Tally the lines that hold the word "matplotlib" and reply with that figure only.

=-=-=

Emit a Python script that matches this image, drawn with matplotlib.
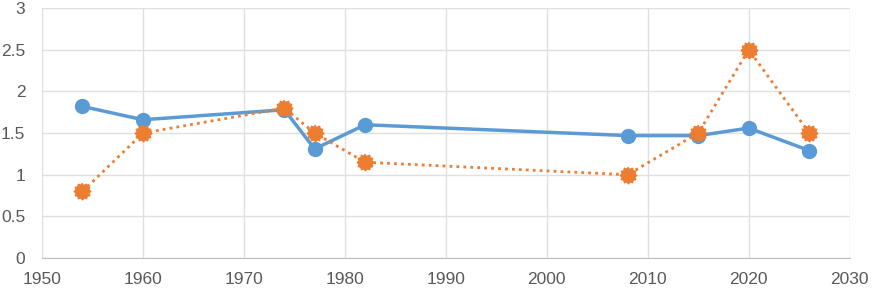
import numpy as np
import matplotlib.pyplot as plt

years = [1954, 1960, 1974, 1977, 1982, 2008, 2015, 2020, 2026]
blue_vals = [1.82, 1.66, 1.78, 1.31, 1.60, 1.47, 1.47, 1.56, 1.29]
orange_vals = [0.80, 1.50, 1.80, 1.50, 1.15, 1.00, 1.50, 2.50, 1.50]

x_ticks = list(range(1950, 2031, 10))
y_ticks = [0, 0.5, 1, 1.5, 2, 2.5, 3]
y_labels = ["0", "0.5", "1", "1.5", "2", "2.5", "3"]

plt.rcParams['font.family'] = ['Liberation Sans', 'DejaVu Sans']

# jagged "burst" marker shape for the orange series
n = 24
ang = np.linspace(0, 2 * np.pi, n, endpoint=False) + np.pi / 2
rad = np.where(np.arange(n) % 2 == 0, 1.0, 0.78)
burst = np.column_stack([rad * np.cos(ang), rad * np.sin(ang)])

fig = plt.figure(figsize=(8.76, 2.89), dpi=100)
ax = fig.add_axes([0.048, 0.107, 0.922, 0.865])

ax.plot(years, blue_vals, color='#5B9BD5', lw=2.5, marker='o', ms=10,
        zorder=3)
ax.plot(years, orange_vals, color='#ED7D31', lw=2, ls=(0, (1, 1.5)),
        marker=burst, ms=12, mec='#ED7D31', mfc='#ED7D31', zorder=4)

ax.set_xlim(1950, 2030)
ax.set_ylim(0, 3)
ax.set_xticks(x_ticks)
ax.set_yticks(y_ticks)
ax.set_yticklabels(y_labels)
ax.grid(True, color='#E0E0E0', lw=1)
ax.set_axisbelow(True)
for s in ['top', 'right', 'left']:
    ax.spines[s].set_visible(False)
ax.spines['bottom'].set_color('#BFBFBF')
ax.tick_params(length=0, labelsize=12.5, colors='#595959')
ax.tick_params(axis='x', pad=10)
ax.tick_params(axis='y', pad=12)

fig.savefig('out.png', dpi=100)
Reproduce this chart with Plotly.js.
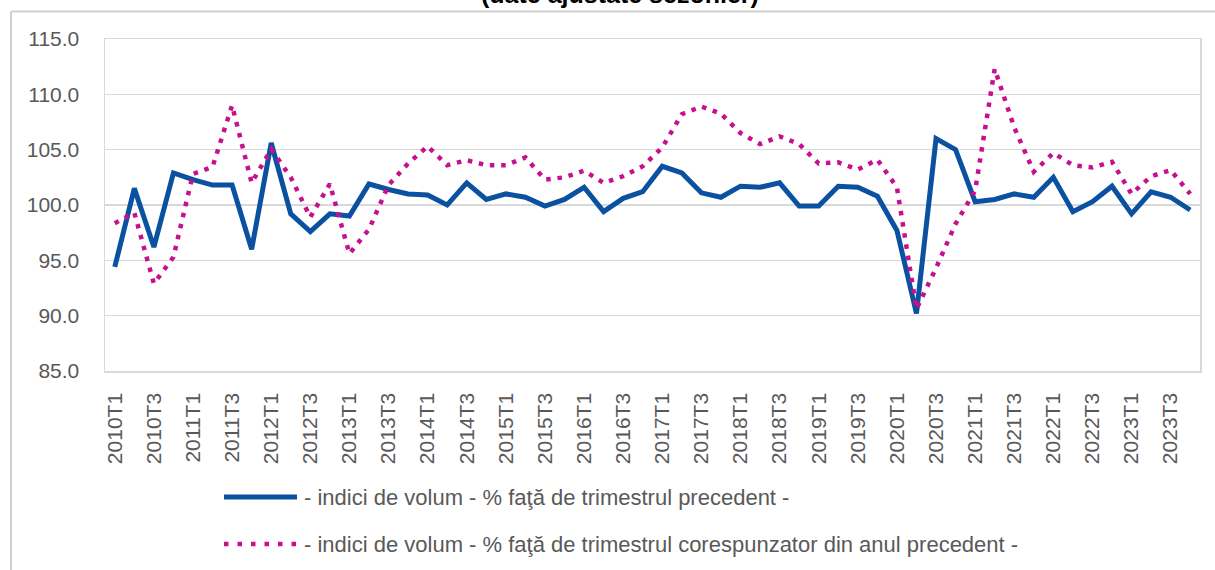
<!DOCTYPE html>
<html>
<head>
<meta charset="utf-8">
<script src="https://cdn.plot.ly/plotly-3.0.1.min.js"></script>
<style>
  html, body { margin: 0; padding: 0; background: #ffffff; }
  #chart { width: 1215px; height: 570px; }
</style>
</head>
<body>
<div id="chart"></div>
<script>
// ---- data ----
const years = [2010, 2011, 2012, 2013, 2014, 2015, 2016, 2017, 2018, 2019, 2020, 2021, 2022, 2023];
const quarterSuffix = ['T1', 'T2', 'T3', 'T4'];
const quarters = [];
years.forEach(y => quarterSuffix.forEach(q => quarters.push(y + q)));

// shown tick labels (T1 and T3 of every year)
const tickLabels = quarters.filter(q => q.endsWith('T1') || q.endsWith('T3'));

const titleText = '(date ajustate sezonier)';
const namePrev = '- indici de volum - % faţă de trimestrul precedent -';
const nameYear = '- indici de volum - % faţă de trimestrul corespunzator din anul precedent -';

// volume index, % vs previous quarter
const volPrev = [
  94.4, 101.5, 96.2, 102.9,
  102.3, 101.8, 101.8, 96.0,
  105.6, 99.2, 97.6, 99.2,
  99.0, 101.9, 101.4, 101.0,
  100.9, 100.0, 102.0, 100.5,
  101.0, 100.7, 99.9, 100.5,
  101.6, 99.4, 100.6, 101.2,
  103.5, 102.9, 101.1, 100.7,
  101.7, 101.6, 102.0, 99.9,
  99.9, 101.7, 101.6, 100.8,
  97.7, 90.2, 106.0, 105.0,
  100.3, 100.5, 101.0, 100.7,
  102.5, 99.4, 100.3, 101.7,
  99.2, 101.2, 100.7, 99.55
];

// volume index, % vs same quarter of previous year
const volYear = [
  98.35, 99.3, 92.9, 95.3,
  102.8, 103.45, 109.0, 102.0,
  105.05, 102.5, 98.9, 101.9,
  95.6, 97.8, 101.8, 103.75,
  105.3, 103.6, 104.05, 103.6,
  103.6, 104.3, 102.3, 102.5,
  103.1, 102.0, 102.6, 103.5,
  105.2, 108.2, 108.9, 108.25,
  106.5, 105.5, 106.2, 105.5,
  103.75, 103.85, 103.2, 104.1,
  101.6, 90.6, 94.3, 98.3,
  101.3, 112.3, 107.0, 103.0,
  104.7, 103.6, 103.4, 103.9,
  101.0, 102.6, 103.15, 101.0
];

// ---- styles ----
const blue = '#0A52A1';
const pink = '#C8108E';
const grid = '#D9D9D9';
const frame = '#CFCFCF';
const textGrey = '#595959';
const fontFam = '"Liberation Sans", Arial, sans-serif';

// plot-area pixel geometry helpers (layout only)
const W = 1215, H = 570;
const M = { l: 105, r: 15, t: 39, b: 199 };
const pw = W - M.l - M.r, ph = H - M.t - M.b;
const px = x => (x - M.l) / pw;
const py = y => (H - M.b - y) / ph;

const traces = [
  {
    type: 'scatter', mode: 'lines', name: namePrev,
    x: quarters, y: volPrev,
    line: { color: blue, width: 5 },
    hoverinfo: 'x+y'
  },
  {
    type: 'scatter', mode: 'lines', name: nameYear,
    x: quarters, y: volYear,
    line: { color: pink, width: 4.5, dash: '4.5px,6.8px' },
    hoverinfo: 'x+y'
  }
];

const layout = {
  width: W, height: H,
  margin: M,
  paper_bgcolor: '#ffffff',
  plot_bgcolor: '#ffffff',
  font: { family: fontFam, color: textGrey },
  showlegend: false,
  xaxis: {
    type: 'category',
    categoryorder: 'array', categoryarray: quarters,
    range: [-0.5, quarters.length - 0.5],
    tickmode: 'array', tickvals: tickLabels, ticktext: tickLabels,
    tickangle: -90,
    tickfont: { family: fontFam, size: 21, color: textGrey },
    ticklabelstandoff: 12,
    ticks: '',
    showgrid: false,
    showline: true, mirror: true, linecolor: grid, linewidth: 1.5,
    zeroline: false,
    fixedrange: true
  },
  yaxis: {
    range: [85, 115],
    tickmode: 'linear', tick0: 85, dtick: 5,
    tickformat: '.1f',
    tickfont: { family: fontFam, size: 21, color: textGrey },
    ticklabelstandoff: 20,
    ticks: '',
    showgrid: true, gridcolor: grid, gridwidth: 1.5,
    showline: true, mirror: true, linecolor: grid, linewidth: 1.5,
    zeroline: false,
    fixedrange: true
  },
  shapes: [
    // outer chart-area frame (top and left edges visible in the source)
    { type: 'line', xref: 'paper', yref: 'paper',
      x0: px(11), x1: px(1215), y0: py(11.5), y1: py(11.5),
      line: { color: frame, width: 2 } },
    { type: 'line', xref: 'paper', yref: 'paper',
      x0: px(11), x1: px(11), y0: py(11.5), y1: py(570),
      line: { color: frame, width: 2 } },
    // legend samples
    { type: 'line', xref: 'paper', yref: 'paper',
      x0: px(224), x1: px(297), y0: py(497), y1: py(497),
      line: { color: blue, width: 5 } },
    { type: 'line', xref: 'paper', yref: 'paper',
      x0: px(224), x1: px(298), y0: py(544), y1: py(544),
      line: { color: pink, width: 4.5, dash: '4.5px,9px' } }
  ],
  annotations: [
    // chart title (partly cut off at the top edge, as in the source)
    { xref: 'paper', yref: 'paper', x: px(620), y: py(-6),
      xanchor: 'center', yanchor: 'middle', showarrow: false,
      text: '<b>' + titleText + '</b>',
      font: { family: fontFam, size: 25, color: '#000000' } },
    { xref: 'paper', yref: 'paper', x: px(302), y: py(497),
      xanchor: 'left', yanchor: 'middle', showarrow: false,
      text: namePrev, font: { family: fontFam, size: 22, color: textGrey } },
    { xref: 'paper', yref: 'paper', x: px(302), y: py(544),
      xanchor: 'left', yanchor: 'middle', showarrow: false,
      text: nameYear, font: { family: fontFam, size: 22, color: textGrey } }
  ]
};

Plotly.newPlot('chart', traces, layout, { displayModeBar: false, staticPlot: true });
</script>
</body>
</html>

=-=-=

*Task output*. 2